Biography

Arielle Emmett, Ph.D., is joining the faculty at Univ. of Colorado Denver in Beijing, teaching culture and communication at International College of Beijing. She is also Director of Research and Assessment at IEIMedia, Inc., a private educational corporation that teaches intensive multimedia journalism each summer in Italy and Northern Ireland.

Emmett has been a professional journalist and teacher since beginning her career as a correspondent for Newsweek in the 1970s. In May 2011 she completed her doctoral dissertation in visual media and iconic photography at the University of Maryland Philip Merrill College of Journalism. As a doctoral fellow, she designed the website for UM's Faculty Voice.


After graduating with honors in pre-med and East Asian studies at the University of Michigan, she was selected as The New York Times intern for columnist William Safire and spent a summer in Washington, D.C. researching and writing about medical ethics and Chinese politics. Ms. Emmett later studied at National Taiwan Normal University in Taiwan while serving as a Newsweek stringer.

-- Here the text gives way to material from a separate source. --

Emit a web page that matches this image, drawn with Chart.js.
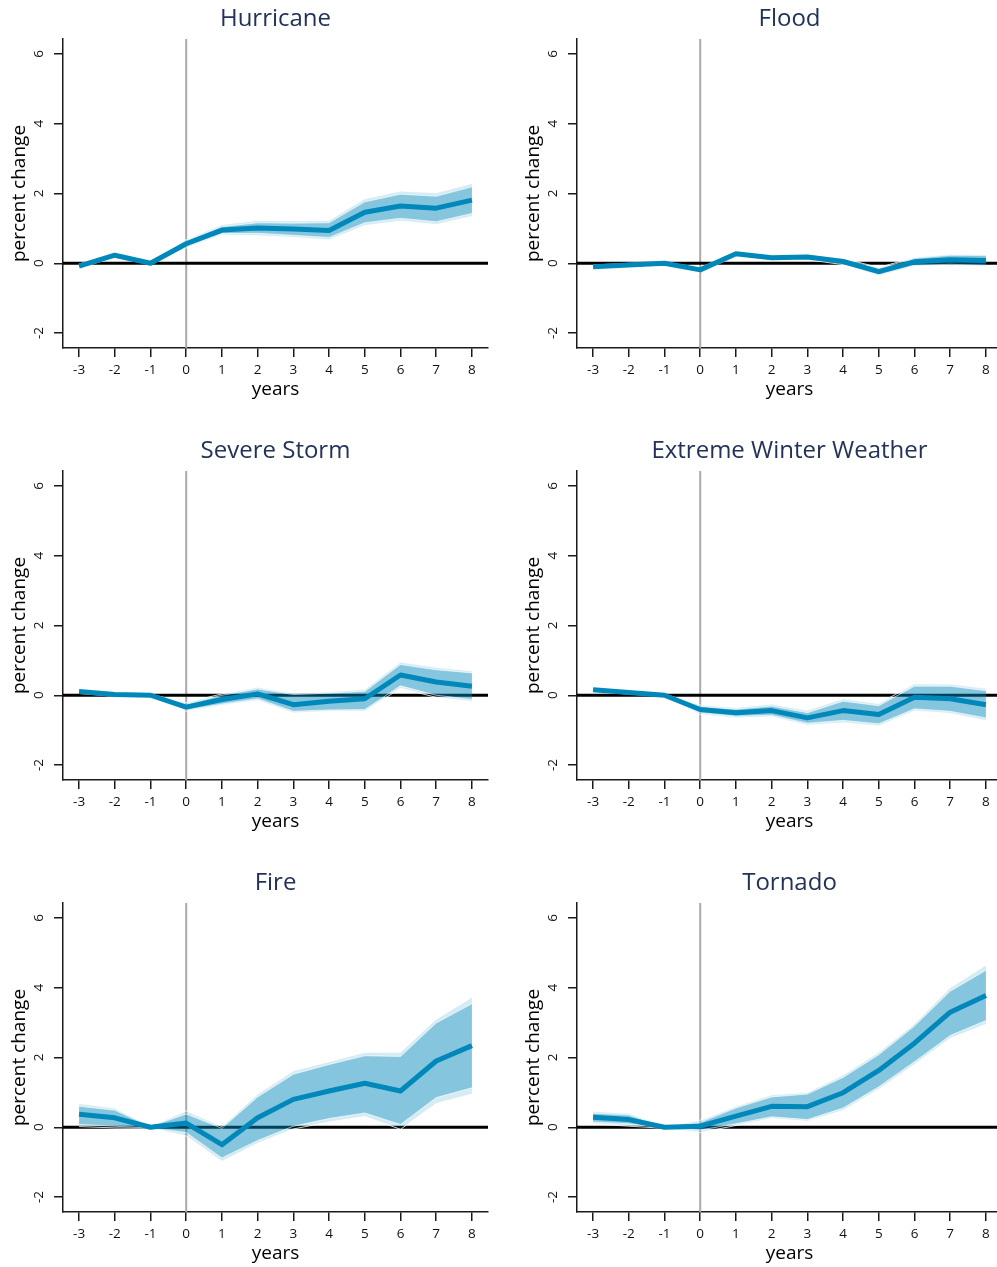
<!DOCTYPE html>
<html>
<head>
<meta charset="utf-8">
<script src="https://cdn.jsdelivr.net/npm/chart.js@4.4.1/dist/chart.umd.min.js"></script>
<style>
  html, body { margin: 0; padding: 0; background: #fff; }
  body { width: 997px; height: 1267px; overflow: hidden; position: relative; }
  .panel { position: absolute; width: 514px; height: 432px; }
</style>
</head>
<body>
<div class="panel" style="left:0;top:0"><canvas id="c0"></canvas></div>
<div class="panel" style="left:514px;top:0"><canvas id="c1"></canvas></div>
<div class="panel" style="left:0;top:432px"><canvas id="c2"></canvas></div>
<div class="panel" style="left:514px;top:432px"><canvas id="c3"></canvas></div>
<div class="panel" style="left:0;top:864px"><canvas id="c4"></canvas></div>
<div class="panel" style="left:514px;top:864px"><canvas id="c5"></canvas></div>
<script>
// Event-time axis and ticks
const years = [-3, -2, -1, 0, 1, 2, 3, 4, 5, 6, 7, 8];
const yTicks = [-2, 0, 2, 4, 6];

// Panel titles
const titles = ["Hurricane", "Flood", "Severe Storm", "Extreme Winter Weather", "Fire", "Tornado"];

// Point estimates (percent change)
const hurricaneEst = [-0.08, 0.23, 0, 0.56, 0.95, 1.01, 0.98, 0.94, 1.46, 1.64, 1.58, 1.81];
const floodEst     = [-0.10, -0.05, 0, -0.19, 0.27, 0.16, 0.18, 0.05, -0.24, 0.04, 0.10, 0.08];
const stormEst     = [0.11, 0.02, 0, -0.34, -0.12, 0.04, -0.27, -0.17, -0.10, 0.58, 0.38, 0.26];
const winterEst    = [0.16, 0.08, 0, -0.41, -0.50, -0.44, -0.65, -0.44, -0.55, -0.06, -0.10, -0.27];
const fireEst      = [0.37, 0.27, 0, 0.12, -0.50, 0.27, 0.80, 1.04, 1.26, 1.04, 1.90, 2.34];
const tornadoEst   = [0.29, 0.22, 0, 0.03, 0.32, 0.60, 0.59, 0.99, 1.63, 2.41, 3.30, 3.78];

// Inner (darker) band
const hurricaneInLo = [-0.12, 0.19, -0.02, 0.48, 0.85, 0.86, 0.80, 0.74, 1.16, 1.29, 1.19, 1.43];
const hurricaneInHi = [-0.04, 0.27, 0.02, 0.64, 1.05, 1.16, 1.15, 1.16, 1.76, 1.98, 1.92, 2.19];
const floodInLo = [-0.13, -0.08, -0.02, -0.23, 0.22, 0.11, 0.12, -0.02, -0.33, -0.06, -0.03, -0.06];
const floodInHi = [-0.07, -0.02, 0.02, -0.15, 0.32, 0.21, 0.24, 0.12, -0.15, 0.14, 0.23, 0.22];
const stormInLo = [0.07, -0.01, -0.02, -0.42, -0.25, -0.10, -0.46, -0.42, -0.41, 0.27, 0.00, -0.12];
const stormInHi = [0.15, 0.05, 0.02, -0.26, 0.00, 0.18, 0.02, 0.06, 0.11, 0.88, 0.73, 0.64];
const winterInLo = [0.13, 0.05, -0.02, -0.50, -0.60, -0.57, -0.80, -0.72, -0.82, -0.39, -0.46, -0.65];
const winterInHi = [0.19, 0.11, 0.02, -0.33, -0.40, -0.31, -0.50, -0.17, -0.30, 0.26, 0.26, 0.13];
const fireInLo = [0.08, 0.03, -0.02, -0.15, -0.88, -0.38, 0.03, 0.25, 0.41, 0.08, 0.85, 1.13];
const fireInHi = [0.60, 0.49, 0.02, 0.38, -0.03, 0.87, 1.52, 1.80, 2.05, 2.03, 2.99, 3.54];
const tornadoInLo = [0.15, 0.10, -0.02, -0.08, 0.10, 0.30, 0.22, 0.55, 1.16, 1.88, 2.63, 3.06];
const tornadoInHi = [0.40, 0.35, 0.02, 0.14, 0.55, 0.87, 0.95, 1.43, 2.08, 2.90, 3.90, 4.50];

// Outer (lighter) band
const hurricaneOutLo = [-0.14, 0.17, -0.03, 0.44, 0.81, 0.79, 0.74, 0.67, 1.08, 1.21, 1.11, 1.34];
const hurricaneOutHi = [-0.02, 0.29, 0.03, 0.68, 1.11, 1.23, 1.22, 1.23, 1.85, 2.07, 2.02, 2.29];
const floodOutLo = [-0.15, -0.10, -0.03, -0.25, 0.20, 0.09, 0.10, -0.04, -0.36, -0.09, -0.06, -0.09];
const floodOutHi = [-0.05, 0.00, 0.03, -0.13, 0.34, 0.23, 0.26, 0.14, -0.12, 0.17, 0.26, 0.25];
const stormOutLo = [0.05, -0.03, -0.03, -0.46, -0.29, -0.15, -0.51, -0.46, -0.46, 0.20, -0.06, -0.18];
const stormOutHi = [0.17, 0.07, 0.03, -0.21, 0.04, 0.23, 0.06, 0.10, 0.17, 0.95, 0.80, 0.70];
const winterOutLo = [0.11, 0.03, -0.03, -0.55, -0.65, -0.62, -0.86, -0.79, -0.88, -0.45, -0.52, -0.73];
const winterOutHi = [0.21, 0.13, 0.03, -0.28, -0.35, -0.25, -0.43, -0.10, -0.24, 0.33, 0.32, 0.20];
const fireOutLo = [0.02, -0.02, -0.03, -0.25, -0.98, -0.46, -0.05, 0.15, 0.31, -0.06, 0.68, 0.95];
const fireOutHi = [0.68, 0.55, 0.03, 0.47, 0.02, 0.95, 1.62, 1.88, 2.15, 2.15, 3.10, 3.73];
const tornadoOutLo = [0.10, 0.03, -0.03, -0.15, 0.05, 0.25, 0.17, 0.48, 1.09, 1.80, 2.55, 2.95];
const tornadoOutHi = [0.46, 0.40, 0.03, 0.20, 0.60, 0.93, 1.00, 1.50, 2.15, 2.97, 4.00, 4.65];

const panels = [
  [hurricaneEst, hurricaneInLo, hurricaneInHi, hurricaneOutLo, hurricaneOutHi],
  [floodEst, floodInLo, floodInHi, floodOutLo, floodOutHi],
  [stormEst, stormInLo, stormInHi, stormOutLo, stormOutHi],
  [winterEst, winterInLo, winterInHi, winterOutLo, winterOutHi],
  [fireEst, fireInLo, fireInHi, fireOutLo, fireOutHi],
  [tornadoEst, tornadoInLo, tornadoInHi, tornadoOutLo, tornadoOutHi]
];

const FONT = "'Open Sans', 'Noto Sans', sans-serif";
const LINE = "#0088bb";
const INNER = "rgba(0, 137, 187, 0.38)";
const OUTER = "rgba(0, 137, 187, 0.16)";
const AXIS = "#1a1a1a";

function pts(arr) {
  return years.map((x, i) => ({ x: x, y: arr[i] }));
}

// zero line + event line under the bands
const refLines = {
  id: "refLines",
  beforeDatasetsDraw(chart) {
    const { ctx, chartArea, scales } = chart;
    const y0 = scales.y.getPixelForValue(0);
    const x0 = scales.x.getPixelForValue(0);
    ctx.save();
    ctx.strokeStyle = "#a9a9a9";
    ctx.lineWidth = 2;
    ctx.beginPath();
    ctx.moveTo(x0, chartArea.top);
    ctx.lineTo(x0, chartArea.bottom);
    ctx.stroke();
    ctx.strokeStyle = "#000";
    ctx.lineWidth = 3;
    ctx.beginPath();
    ctx.moveTo(chartArea.left, y0);
    ctx.lineTo(chartArea.right, y0);
    ctx.stroke();
    ctx.restore();
  }
};

// rotated y tick labels (read bottom to top)
const yLabels = {
  id: "yLabels",
  afterDraw(chart) {
    const { ctx, scales } = chart;
    const sc = scales.y;
    ctx.save();
    ctx.fillStyle = "#111";
    ctx.font = "13.5px " + FONT;
    ctx.textAlign = "center";
    ctx.textBaseline = "middle";
    sc.ticks.forEach(t => {
      const py = sc.getPixelForValue(t.value);
      ctx.save();
      ctx.translate(39, py);
      ctx.rotate(-Math.PI / 2);
      ctx.fillText(String(t.value), 0, 0);
      ctx.restore();
    });
    ctx.restore();
  }
};

panels.forEach((p, k) => {
  const [est, inLo, inHi, outLo, outHi] = p;
  new Chart(document.getElementById("c" + k), {
    type: "line",
    data: {
      datasets: [
        { data: pts(est), borderColor: LINE, borderWidth: 5, borderJoinStyle: "round", fill: false },
        { data: pts(inHi), borderColor: "rgba(255,255,255,0.6)", borderWidth: 1, fill: false },
        { data: pts(inLo), borderColor: "rgba(255,255,255,0.6)", borderWidth: 1, backgroundColor: INNER, fill: "-1" },
        { data: pts(outHi), borderColor: "rgba(255,255,255,0.8)", borderWidth: 1, fill: false },
        { data: pts(outLo), borderColor: "rgba(255,255,255,0.8)", borderWidth: 1, backgroundColor: OUTER, fill: "-1" }
      ]
    },
    options: {
      responsive: true,
      maintainAspectRatio: false,
      animation: false,
      elements: { point: { radius: 0 }, line: { tension: 0 } },
      layout: { padding: { left: 0, right: 26, top: 0, bottom: 0 } },
      plugins: {
        legend: { display: false },
        tooltip: { enabled: false },
        title: {
          display: true,
          text: titles[k],
          fullSize: false,
          color: "#24325a",
          font: { family: FONT, size: 24, weight: "normal", lineHeight: "28px" },
          padding: { top: 5, bottom: 6 }
        }
      },
      scales: {
        x: {
          type: "linear",
          min: -3.45,
          max: 8.45,
          afterBuildTicks: s => { s.ticks = years.map(v => ({ value: v })); },
          afterFit: s => { s.height = 84; },
          border: { display: true, color: AXIS, width: 1.5 },
          grid: { drawOnChartArea: false, drawTicks: true, tickLength: 9, color: AXIS, lineWidth: 1.5 },
          ticks: { autoSkip: false, maxRotation: 0, padding: 5, color: "#111", font: { family: FONT, size: 13.5 } },
          title: { display: true, text: "years", color: "#000", font: { family: FONT, size: 19 }, padding: { top: 0, bottom: 31 } }
        },
        y: {
          type: "linear",
          min: -2.43,
          max: 6.43,
          afterBuildTicks: s => { s.ticks = yTicks.map(v => ({ value: v })); },
          afterFit: s => { s.width = 63; },
          border: { display: true, color: AXIS, width: 1.5 },
          grid: { drawOnChartArea: false, drawTicks: true, tickLength: 9, color: AXIS, lineWidth: 1.5 },
          ticks: { display: false },
          title: { display: true, text: "percent change", color: "#000", font: { family: FONT, size: 19 }, padding: { top: 8, bottom: 0 } }
        }
      }
    },
    plugins: [refLines, yLabels]
  });
});
</script>
</body>
</html>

She became a columnist and contributor to Orientations, Asia Magazine, and East Asian News and Features. Later she went to New York as an editor for Science Digest. Ms. Emmett then became a reporter and full-time features staff writer for The Detroit Free Press.

After obtaining her Masters Degree at the University of Washington (Seattle, 1981), Ms. Emmett became a science and technology journalist. She has held senior editor and editor-in-chief positions at Computer Graphics World magazine, America’s Network, and Wireless Integration, and was a ten-year contributing editor at The Scientist (www.the-scientist.com). She writes regularly as a columnist for The Philadelphia Inquirer and The American Journalism Review.

Ms. Emmett was a journalism professor at Temple University and an Associate Professor, adjunct faculty at Drexel University's Department of Culture and Communications. An avid traveler and linguist, she also holds a third-degree black belt in Ryuku Kempo Karate. In 2004 she hiked the Vilcabamba mountains and The Inca Trail with her son, Emmett Arthur, and wrote a travelogue of their trip.